In the aftermath of my abuse I was filled with rage. There was no escaping it. I was mad at all of my friends, my parents, my sister, and just as mad if not less at my abuser himself, from what I can remember.
My memories of the year after he raped me is a loosely braided montage of throwing my phone at walls, screaming behind the wheel of my car, storming off from social gatherings, lying all the time about my food consumption, and my number of friends steadily diminishing. My salvation was my marathon training and my newfound love of yoga, so it wasn’t all bad. But the fury is a more prominent memory — the feeling of it, not the rationalization of it. I have little memory, actually, of how I convinced myself to blame most of my loved ones for I-don’t-even-know-what.
I find myself feeling angry a lot again these days. I think this may be the same sort of trap I fell into those years ago.
Nowadays I perceive the lack of support from individuals who I know are aware of the identity of my rapist, and I struggle not to criticize them for it. I take it personally; even though I know this makes me suffer, I can’t talk myself out of it.

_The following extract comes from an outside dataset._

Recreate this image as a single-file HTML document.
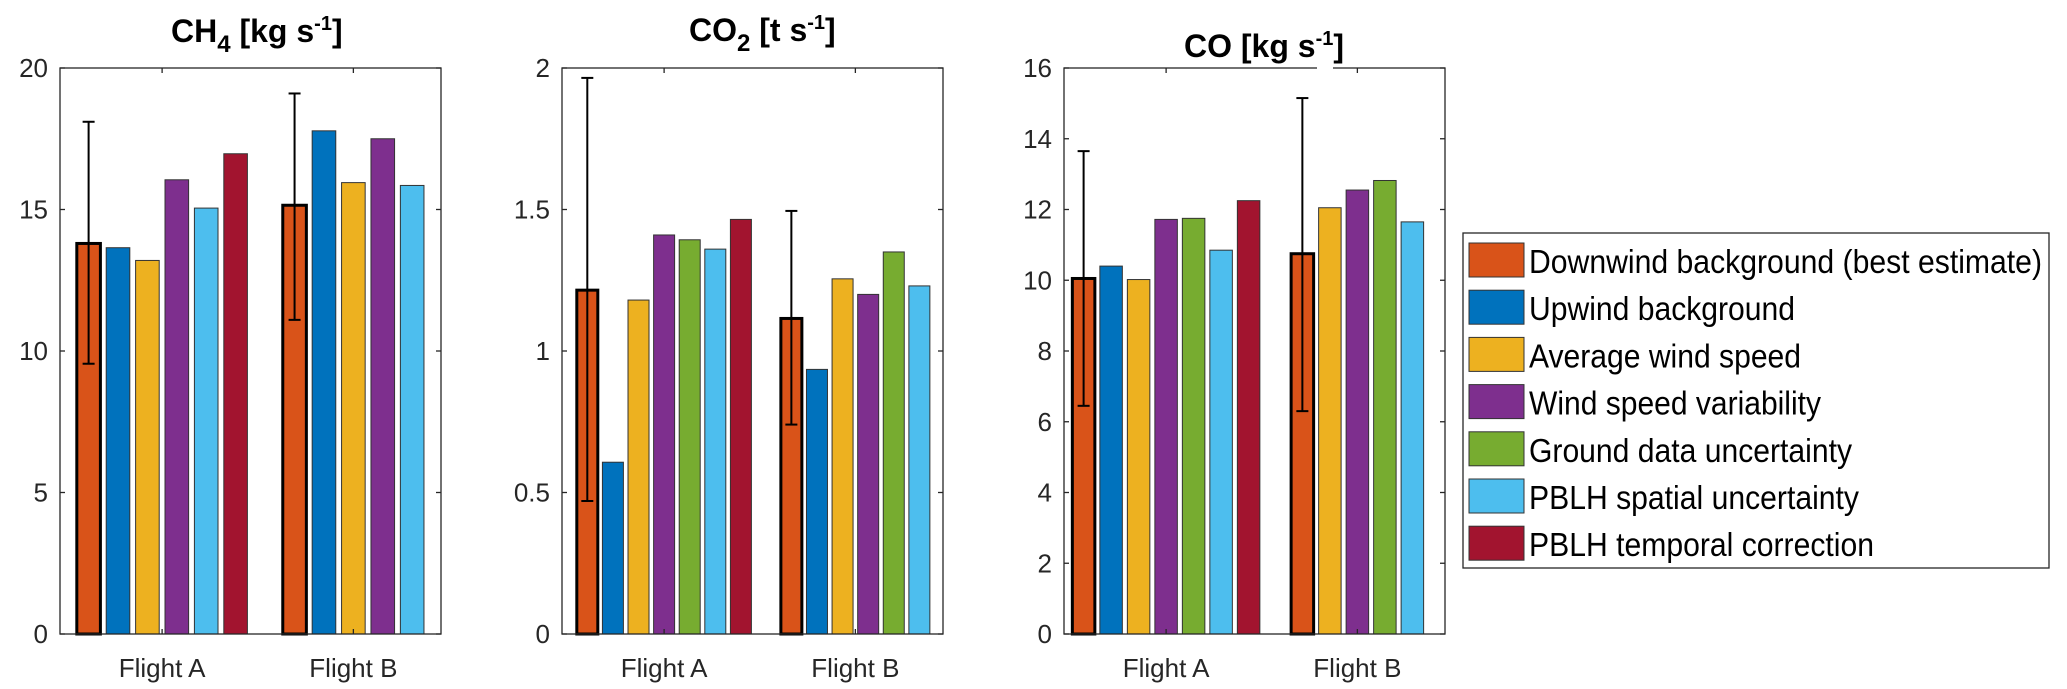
<!DOCTYPE html>
<html><head><meta charset="utf-8"><style>
html,body{margin:0;padding:0;background:#fff}
svg{display:block;font-family:"Liberation Sans",Arial,sans-serif}
</style></head><body>
<svg id="fig" width="2067" height="689" viewBox="0 0 2067 689">
<g id="charts"></g>
<g id="legend"></g>
</svg>
<script>
const seriesNames=["Downwind background (best estimate)","Upwind background","Average wind speed","Wind speed variability","Ground data uncertainty","PBLH spatial uncertainty","PBLH temporal correction"];
const seriesColors=["#D95319","#0072BD","#EDB120","#7E2F8E","#77AC30","#4DBEEE","#A2142F"];
const categories=["Flight A","Flight B"];
// CH4 values (null = not shown)
const ch4A=[13.8,13.65,13.2,16.05,null,15.05,16.97];
const ch4B=[15.15,17.78,15.95,17.5,null,15.85,null];
const ch4Err=[[9.55,18.1],[11.1,19.1]];
const ch4Ticks=[0,5,10,15,20];
// CO2 values
const co2A=[1.215,0.607,1.18,1.41,1.393,1.36,1.465];
const co2B=[1.115,0.935,1.255,1.2,1.35,1.23,null];
const co2Err=[[0.47,1.965],[0.74,1.495]];
const co2Ticks=[0,0.5,1,1.5,2];
// CO values
const coA=[10.05,10.4,10.02,11.72,11.75,10.85,12.25];
const coB=[10.75,null,12.05,12.55,12.82,11.65,null];
const coErr=[[6.45,13.65],[6.3,15.15]];
const coTicks=[0,2,4,6,8,10,12,14,16];

const NS="http://www.w3.org/2000/svg";
function mk(tag,attrs,parent){const e=document.createElementNS(NS,tag);for(const k in attrs)e.setAttribute(k,attrs[k]);parent.appendChild(e);return e;}

const charts=[
 {key:"ch4",left:60,ymax:20,ticks:ch4Ticks,labels:["0","5","10","15","20"],vals:[ch4A,ch4B],err:ch4Err,pitch:29.4,bw:23.6,
  title:["CH","4"," [kg s","-1","]"],tx:171,ty:42},
 {key:"co2",left:562,ymax:2,ticks:co2Ticks,labels:["0","0.5","1","1.5","2"],vals:[co2A,co2B],err:co2Err,pitch:25.6,bw:21,
  title:["CO","2"," [t s","-1","]"],tx:689,ty:41},
 {key:"co",left:1064,ymax:16,ticks:coTicks,labels:["0","2","4","6","8","10","12","14","16"],vals:[coA,coB],err:coErr,pitch:27.5,bw:22.5,
  title:[],tx:1184,ty:57,gap:[1317,1333]}
];
const plotTop=68,plotBottom=634,plotW=381;
const root=document.getElementById('charts');
charts.forEach(c=>{
  const g=mk('g',{},root);
  
  
  const y=v=>plotBottom-(v/c.ymax)*(plotBottom-plotTop);
  const catX=i=>c.left+plotW*(i===0?0.268:0.770);
  c.vals.forEach((arr,ci)=>{
    const idx=[];arr.forEach((v,si)=>{if(v!==null)idx.push(si);});
    const n=idx.length;
    idx.forEach((si,k)=>{
      const cx=catX(ci)+(k-(n-1)/2)*c.pitch;
      const v=arr[si];
      const r=mk('rect',{x:cx-c.bw/2,y:y(v),width:c.bw,height:y(0)-y(v),fill:seriesColors[si],stroke:si===0?'#000':'#333','stroke-width':si===0?3:1},g);
      
      
      if(si===0){
        const e=c.err[ci];
        const eg=mk('g',{stroke:'#000','stroke-width':2},g);
        
        
        mk('line',{x1:cx,x2:cx,y1:y(e[0]),y2:y(e[1])},eg);
        mk('line',{x1:cx-6,x2:cx+6,y1:y(e[0]),y2:y(e[0])},eg);
        mk('line',{x1:cx-6,x2:cx+6,y1:y(e[1]),y2:y(e[1])},eg);
      }
    });
  });
  const box=mk('rect',{x:c.left,y:plotTop,width:plotW,height:plotBottom-plotTop,fill:'none',stroke:'#262626','stroke-width':1.3},g);
  
  
  if(c.gap){mk('rect',{x:c.gap[0],y:plotTop-2,width:c.gap[1]-c.gap[0],height:4,fill:'#fff'},g);}
  c.ticks.forEach((t,i)=>{
    const yy=y(t);
    mk('line',{x1:c.left,x2:c.left+5,y1:yy,y2:yy,stroke:'#262626','stroke-width':1.3},g);
    mk('line',{x1:c.left+plotW,x2:c.left+plotW-5,y1:yy,y2:yy,stroke:'#262626','stroke-width':1.3},g);
    const tl=mk('text',{x:c.left-12,y:yy+9,'font-size':26,'text-anchor':'end',fill:'#262626'},g);
    tl.textContent=c.labels[i];
    
    
  });
  categories.forEach((cat,ci)=>{
    const xx=catX(ci);
    mk('line',{x1:xx,x2:xx,y1:plotBottom,y2:plotBottom-5,stroke:'#262626','stroke-width':1.3},g);
    mk('line',{x1:xx,x2:xx,y1:plotTop,y2:plotTop+5,stroke:'#262626','stroke-width':1.3},g);
    const xl=mk('text',{x:xx,y:677,'font-size':26,'text-anchor':'middle',fill:'#262626'},g);
    xl.textContent=cat;
    
    
  });
  const tt=mk('text',{x:c.tx,y:c.ty,'font-size':32,'font-weight':'bold',fill:'#000'},g);
  
  
  let html='';
  if(c.key==='co'){html='CO [kg s<tspan dy="-12" font-size="20">-1</tspan><tspan dy="12">]</tspan>';}
  else{const p=c.title;html=p[0]+'<tspan dy="10" font-size="24">'+p[1]+'</tspan><tspan dy="-10">'+p[2]+'</tspan><tspan dy="-12" font-size="20">'+p[3]+'</tspan><tspan dy="12">'+p[4]+'</tspan>';}
  tt.innerHTML=html;
});
const legendWidths=[513,266,272,292,323,330,345];
const lg=document.getElementById('legend');
mk('rect',{x:1463,y:233,width:586,height:335,fill:'#fff',stroke:'#262626','stroke-width':1.3},lg);
seriesNames.forEach((nm,i)=>{
  const yy=243+i*47.2;
  const sw=mk('rect',{x:1469,y:yy,width:55,height:34,fill:seriesColors[i],stroke:'#333','stroke-width':1},lg);
  
  
  const t=mk('text',{x:1529,y:yy+30,'font-size':33,fill:'#000',textLength:legendWidths[i],lengthAdjust:'spacingAndGlyphs'},lg);
  t.textContent=nm;
  
  
});
</script>
</body></html>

I feel angry at individuals who have supported me for not also denouncing him. I am angry at individuals who have supported me and continued to talk to him. In some ways I feel that negativity is justified, but who am I to say how people should act, who they talk to, how they cope with this? If it bothers me I know I should choose to detach from those individuals rather than try to change them, but because I can’t understand their actions I am allowing them to hurt me. I know better than this, but knowing better is not enough.

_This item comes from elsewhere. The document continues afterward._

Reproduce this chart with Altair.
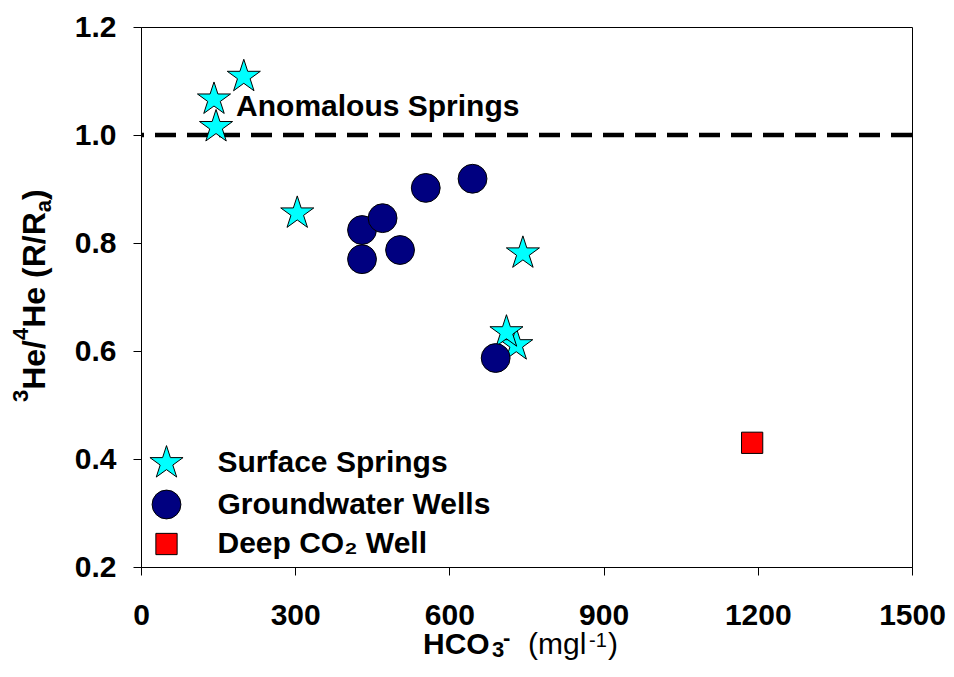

I’m angry at the people who I lost back then for not coming back to me now that they know what was really going on. Before I was able to accept I was abused it was easier to blame myself entirely for losing them. But now that I recognize what happened to me and how it affected me and have come very far towards forgiving myself, it’s much harder to look at all the friendships lost and not feel resentful.
I do recognize I was a volatile person. It is not all my abuser’s fault. I do believe many of my old friends forgive me and they’ve just moved on with their lives. I wish they wanted to reconnect to some degree. I am grieving that the majority of them don’t, and I am hopeful someday I will stop living in the past and this won’t hurt.

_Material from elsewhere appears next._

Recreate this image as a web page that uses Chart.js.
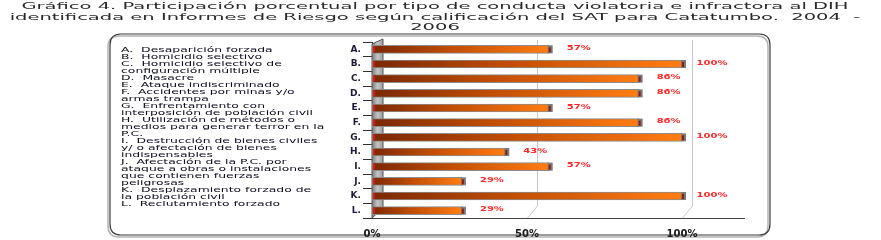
<!DOCTYPE html>
<html>
<head>
<meta charset="utf-8">
<script src="https://cdn.jsdelivr.net/npm/chart.js@4.4.1/dist/chart.umd.min.js"></script>
<style>
    html, body { margin: 0; padding: 0; background: #fff; }
    #chartBox { width: 881px; height: 240px; }
</style>
</head>
<body>
<div id="chartBox"><canvas id="conductaChart" width="881" height="240"></canvas></div>
<script>
const categories = ['A.', 'B.', 'C.', 'D.', 'E.', 'F.', 'G.', 'H.', 'I.', 'J.', 'K.', 'L.'];
const values = [57, 100, 86, 86, 57, 86, 100, 43, 57, 29, 100, 29];
const xTicks = [0, 50, 100];

const titleLines = [
    'Gráfico 4. Participación porcentual por tipo de conducta violatoria e infractora al DIH',
    'identificada en Informes de Riesgo según calificación del SAT para Catatumbo.  2004  -',
    '2006'
];

const legendLines = [
    'A.  Desaparición forzada',
    'B.  Homicidio selectivo',
    'C.  Homicidio selectivo de',
    'configuración múltiple',
    'D.  Masacre',
    'E.  Ataque indiscriminado',
    'F.  Accidentes por minas y/o',
    'armas trampa',
    'G.  Enfrentamiento con',
    'interposición de población civil',
    'H.  Utilización de métodos o',
    'medios para generar terror en la',
    'P.C.',
    'I.  Destrucción de bienes civiles',
    'y/ o afectación de bienes',
    'indispensables',
    'J.  Afectación de la P.C. por',
    'ataque a obras o instalaciones',
    'que contienen fuerzas',
    'peligrosas',
    'K.  Desplazamiento forzado de',
    'la población civil',
    'L.  Reclutamiento forzado'
];

// squashed text helper (the original picture is stretched sideways)
function drawScaledText(ctx, text, x, y, sx, sy) {
    ctx.save();
    ctx.translate(x, y);
    ctx.scale(sx, sy);
    ctx.fillText(text, 0, 0);
    ctx.restore();
}

function roundRect(ctx, x, y, w, h, r) {
    ctx.beginPath();
    ctx.moveTo(x + r, y);
    ctx.lineTo(x + w - r, y);
    ctx.quadraticCurveTo(x + w, y, x + w, y + r);
    ctx.lineTo(x + w, y + h - r);
    ctx.quadraticCurveTo(x + w, y + h, x + w - r, y + h);
    ctx.lineTo(x + r, y + h);
    ctx.quadraticCurveTo(x, y + h, x, y + h - r);
    ctx.lineTo(x, y + r);
    ctx.quadraticCurveTo(x, y, x + r, y);
    ctx.closePath();
}

const framePlugin = {
    id: 'frame',
    beforeDraw(chart) {
        const ctx = chart.ctx;
        ctx.save();
        ctx.fillStyle = '#fff';
        ctx.fillRect(0, 0, chart.width, chart.height);

        // rounded box with shadow
        ctx.lineWidth = 1.5;
        ctx.strokeStyle = '#b4b4b4';
        roundRect(ctx, 108, 36, 660, 201, 11);
        ctx.stroke();
        ctx.strokeStyle = '#3a3a3a';
        ctx.lineWidth = 1.2;
        roundRect(ctx, 110, 34, 660, 201, 11);
        ctx.stroke();

        // title
        ctx.fillStyle = '#2a2a2a';
        ctx.font = '11px "DejaVu Sans"';
        ctx.textBaseline = 'middle';
        ctx.textAlign = 'left';
        const sx = 827 / ctx.measureText(titleLines[0]).width;
        const tys = [7, 17.5, 28];
        titleLines.forEach((line, i) => {
            const w = ctx.measureText(line).width * sx;
            drawScaledText(ctx, line, 435 - w / 2, tys[i], sx, 0.78);
        });

        // legend text in the left panel
        ctx.fillStyle = '#0c0c20';
        ctx.font = '9px "DejaVu Sans"';
        const lx = 192 / ctx.measureText('interposición de población civil').width;
        legendLines.forEach((line, i) => {
            drawScaledText(ctx, line, 121, 50 + i * 7, lx, 0.8);
        });
        ctx.restore();
    }
};

const wallPlugin = {
    id: 'wall',
    beforeDatasetsDraw(chart) {
        const ctx = chart.ctx;
        const area = chart.chartArea;
        const xs = chart.scales.x;
        ctx.save();
        // back wall grid lines (3D depth offset)
        ctx.strokeStyle = '#c8c8c8';
        ctx.lineWidth = 1;
        xTicks.slice(1).forEach(v => {
            const px = Math.round(xs.getPixelForValue(v)) + 10.5;
            ctx.beginPath();
            ctx.moveTo(px, area.top - 2);
            ctx.lineTo(px, area.bottom - 12);
            ctx.lineTo(px - 10, area.bottom);
            ctx.stroke();
        });
        // grey side wall
        const g = ctx.createLinearGradient(area.left, 0, area.left + 11, 0);
        g.addColorStop(0, '#7c7c7c');
        g.addColorStop(0.5, '#c4c4c4');
        g.addColorStop(1, '#a0a0a0');
        ctx.fillStyle = g;
        ctx.beginPath();
        ctx.moveTo(area.left, area.top + 2);
        ctx.lineTo(area.left + 11, area.top - 3);
        ctx.lineTo(area.left + 11, area.bottom - 10);
        ctx.lineTo(area.left, area.bottom);
        ctx.closePath();
        ctx.fill();
        ctx.strokeStyle = '#555';
        ctx.stroke();
        ctx.restore();
    }
};

const barDecorPlugin = {
    id: 'barDecor',
    afterDatasetsDraw(chart) {
        const ctx = chart.ctx;
        const meta = chart.getDatasetMeta(0);
        ctx.save();
        meta.data.forEach((bar, i) => {
            // end cap
            ctx.fillStyle = '#7a7a7a';
            ctx.fillRect(bar.x - 1, bar.y - 4, 5, 8);
            ctx.fillStyle = '#8b1e0e';
            ctx.fillRect(bar.x, bar.y - 2, 2, 5);
            // small red start mark
            ctx.fillStyle = '#d02020';
            ctx.fillRect(bar.base + 1, bar.y - 3, 2, 6);

            ctx.fillStyle = '#ff2a2a';
            ctx.font = 'bold 10px "DejaVu Sans"';
            ctx.textAlign = 'center';
            ctx.textBaseline = 'middle';
            drawScaledText(ctx, values[i] + '%', bar.x + 30, bar.y - 1, 1, 0.7);
        });
        ctx.restore();
    }
};

document.addEventListener('DOMContentLoaded', () => {
    const ctx = document.getElementById('conductaChart').getContext('2d');

    new Chart(ctx, {
        type: 'bar',
        data: {
            labels: categories,
            datasets: [{
                data: values,
                backgroundColor: (c) => {
                    const chart = c.chart;
                    if (!chart.chartArea) return '#d85a08';
                    const xs = chart.scales.x;
                    const x0 = xs.getPixelForValue(0);
                    const x1 = xs.getPixelForValue(c.raw);
                    const g = chart.ctx.createLinearGradient(x0, 0, x1, 0);
                    g.addColorStop(0, '#7a2804');
                    g.addColorStop(0.45, '#c24e06');
                    g.addColorStop(1, '#ff7d12');
                    return g;
                },
                borderColor: '#8c8c8c',
                borderWidth: 1,
                borderSkipped: false,
                barThickness: 8,
            }],
        },
        options: {
            indexAxis: 'y',
            responsive: false,
            animation: false,
            layout: {
                padding: { left: 332, right: 137, top: 42, bottom: 0 },
            },
            plugins: {
                legend: { display: false },
                tooltip: { enabled: false },
                title: { display: false },
            },
            scales: {
                x: {
                    min: 0,
                    max: 120,
                    afterFit: (scale) => { scale.height = 22; },
                    afterBuildTicks: (scale) => {
                        scale.ticks = xTicks.map(v => ({ value: v }));
                    },
                    ticks: {
                        callback: (v) => v + '%',
                        color: '#1a1a1a',
                        font: { family: 'DejaVu Sans', size: 10, weight: 'bold' },
                        padding: 2,
                        maxRotation: 0,
                    },
                    grid: { display: false },
                    border: { display: true, color: '#444', width: 1 },
                },
                y: {
                    afterFit: (scale) => { scale.width = 40; },
                    ticks: {
                        color: '#1b1b3a',
                        font: { family: 'DejaVu Sans', size: 9, weight: 'bold' },
                        padding: 2,
                    },
                    grid: {
                        drawOnChartArea: false,
                        tickLength: 9,
                        color: '#333',
                        offset: true,
                    },
                    border: { display: true, color: '#333', width: 1 },
                },
            },
        },
        plugins: [framePlugin, wallPlugin, barDecorPlugin],
    });
});
</script>
</body>
</html>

But I also feel that I was not the only one who had anything to apologize for, and very few of them have apologized to me. It was difficult for me to take ownership for who I became and not getting any help for it and how that affected them, but I believe I have done that. It would have meant so much to me if they not only forgave me but if they apologized for, if nothing else, leaving me when there were signs that I needed help.
They couldn’t have known. That is how I have responded to the people who have said those things to me, and I mean it. But it still helps to hear it. It helps to hear that they regret that things played out how they did, that even though it’s too late and we couldn’t change it that they saw the value in the friendships we shared before I became so awful. It would be nice to hear that, though this is how it is, my old friends wish things could’ve been different.
I know I can’t control people, and I know I don’t want to be lied to. I also know that there are old friends who have said exactly that yet I continue to fixate on those who haven’t. I should know better. I’m letting myself suffer. I still can’t let go.
The truth is, it’s really hard for me to be now coping with a trauma that for everyone else happened so long ago. No matter what I learn and do now, the consequences of it all have already come to pass. The people in my life now don’t know the people who hurt me or the people I grieve for, and though I should just be grateful for the ones who have listened, I can’t help but feel lonely. I’m doing a lot of work processing all of this and sometimes it feels so futile. I know what I’m doing is necessary for my healing and my future, but sometimes I can’t help but feel like it’s not worth it.